Avrupalı liderlerin açıklamaları panik havasını artırıyor
Avrupa ülkeleri liderlerinin, yeni tip koronovirüsle (Kovid-19) mücadele kapsamında "en kötüsünün hala gelmediğini" söylemeye devam etmesi, halkta paniğe yol açıyor.
Avrupa'da İtalya'nın ardından Kovid-19'dan en çok etkilenen ülke olan İspanya'nın Başbakanı Pedro Sanchez, günler sonra yapılan ilk parlamento oturumundaki konuşmasında, alınan önlemleri ve zamanlamasını savundu.

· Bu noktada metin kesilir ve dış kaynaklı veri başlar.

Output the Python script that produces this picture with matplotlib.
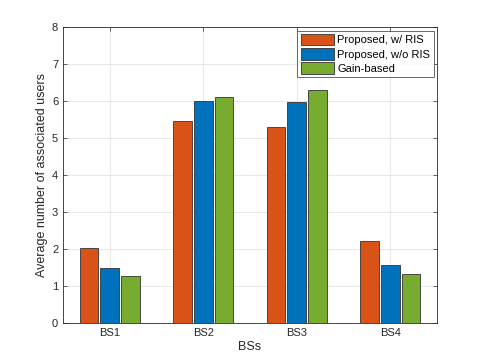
import numpy as np
import matplotlib
matplotlib.use('Agg')
import matplotlib.pyplot as plt

plt.rcParams['font.family'] = ['Liberation Sans', 'DejaVu Sans']

# Data
bs_labels = ['BS1', 'BS2', 'BS3', 'BS4']
proposed_ris = [2.03, 5.46, 5.30, 2.22]
proposed_no_ris = [1.48, 6.01, 5.98, 1.56]
gain_based = [1.26, 6.10, 6.31, 1.34]
series_names = ['Proposed, w/ RIS', 'Proposed, w/o RIS', 'Gain-based']
colors = ['#D95319', '#0072BD', '#77AC30']

fig = plt.figure(figsize=(4.85, 3.63), dpi=100)
ax = fig.add_axes([0.13, 0.11, 0.771, 0.815])

x = np.arange(1, len(bs_labels) + 1)
width = 0.2
pitch = 0.222
for i, (vals, name, c) in enumerate(zip([proposed_ris, proposed_no_ris, gain_based], series_names, colors)):
    ax.bar(x + (i - 1) * pitch, vals, width, color=c, edgecolor='#333333',
           linewidth=0.6, label=name, zorder=3)

ax.set_xlim(0.5, 4.5)
ax.set_ylim(0, 8)
ax.set_xticks(x)
ax.set_xticklabels(bs_labels)
ax.set_yticks(np.arange(0, 9, 1))
ax.grid(True, color='#e3e3e3', linewidth=0.6, zorder=0)
ax.set_axisbelow(True)
ax.tick_params(direction='in', length=3, width=0.5, labelsize=8, colors='#262626',
               top=True, right=True)
for s in ax.spines.values():
    s.set_linewidth(0.6)
    s.set_color('#262626')
ax.set_xlabel('BSs', fontsize=9, color='#262626', labelpad=2)
ax.set_ylabel('Average number of associated users', fontsize=9, color='#262626', labelpad=3)

leg = ax.legend(loc='upper right', fontsize=8, frameon=True, fancybox=False,
                edgecolor='#262626', borderaxespad=0.3, handlelength=3.0,
                handleheight=1.2, handletextpad=0.3, labelspacing=0.25,
                borderpad=0.3)
leg.get_frame().set_linewidth(0.6)

fig.savefig('out.png', dpi=100)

Geç kalmakla eleştirilen Sanchez, olağanüstü hal kararını "gerekliliğin kesinleşmesiyle aldıklarını", harekete geçmede zamanlamanın önemli olduğunu ifade ederek, "En kötüsü hala gelmedi. Bu, sağlık sistemi çok sayıda enfekte olmuş kişinin hastanelere kaldırılmasıyla yaşanacak." dedi.
Etkisi 12 ay sürecek virüs nedeniyle onbinlerce kişi ölebilir
Guardian gazetesinin elde ettiği İngiltere Halk Sağlığı Kurumunun gizli değerlendirmesine göre ise, virüsün etkileri gelecek sene bahar aylarına kadar devam edecek. Bu süreçte nüfusun yüzde 80'i hasta olacak ve en az 7,9 milyon kişinin hastanelere kaldırılması gerekecek.
İngiliz hükümetinin Baş Bilim Danışmanı Patrick Vallance da, Kovid-19'un binlerce kişinin ölmesine yol açacağını ve süreç içinde 20 bin veya daha az kişinin ölmesinin "iyi bir sonuç" olacağını söyledi.
Hükümet ölüm oranlarını aşağıya çekebilmek için yaşlılar ve hastalardan, kendilerini en az 4 ay boyunca izole etmelerini istedi. Eğer bu başarılabilir ve ölüm oranı düşürülebilirse ilk tahmin olan 277 bin can kaybı çok daha aşağılara çekilebilecek.
Nüfusun büyük bölümü enfekte olacak
Benzer açıklamalar Almanya Başbakanı Angela Merkel ile Hollanda Başbakanı Mark Rutte'den de geldi.
"Almanya'daki nüfusun yüzde 60 ila 70'inin bu virüsten etkilenebileceğini" ifade eden Merkel, "'Yaşlı insanlar ve daha önce hastalığı olan kişiler özellikle risk altında. Şimdi önemli olan, zaman kazanmaktır. Sağlık sistemimize aşırı yüklenilmemesi önemli.'' diye konuştu.
Hollanda Başbakanı Rutte de "Hollanda halkının büyük bir kısmının önümüzdeki süreçte enfekte olacağı bir gerçek." dedi.
Rutte, ülkede salgına karşı "kontrollü grup bağışıklığı" kazanılmasının gerekliliğine vurgu yaparak, "Bağışıklık kazanan sayısı ne kadar çok olursa virüsün yaşlı ve hastalara yayılması o kadar az olur. Bu hastalığa yakalanıp iyileşenler tekrar hastalanmaz. Bu kişilerle bağışıklığı zayıfların etrafına duvar örmüş oluruz fakat bu uzun zaman alacak. Zayıfları ancak bu şekilde koruyabiliriz." ifadesini kullandı.
Açıklamalar paniğe yol açıyor
Liderler ve yetkililerin bu açıklamaları, Avrupa genelinde paniğe yol açmış durumda. İtalya, İspanya, Fransa ve Belçika, katı yasakları uygulamaya koyarak önlem alırken diğer ülkelerde ise halkın genelde sokağa çıkmadığı görülüyor.
Hiçbir kapatma kararının alınmadığı, sadece hükümetin "barlara, tiyatrolara ve gece kulüplerine gitmeyin, mümkünse evden çalışın" tavsiyesinde bulunduğu İngiltere'de bile sokaklar boş kaldı.
Halk arasındaki paniğin marketlere yansıması da devam ediyor. Temizlik ürünleri başta olmak üzere, kuru gıdalar, uzun ömürlü sütler ve unların çoğu markette bittiği ve yerine yenilerinin gelmesinin günler aldığı görülüyor. Uzun sıraların oluştuğu marketlerde, bazı ürünlere kişi başı sınırlama getirilmeye de başlandı. Ayrıca İngiltere'deki büyük market zincileri, yaşlılar ve hastalara öncelik tanıyarak açılışta sadece bu gruptakileri içeri almayı kararlaştırdı.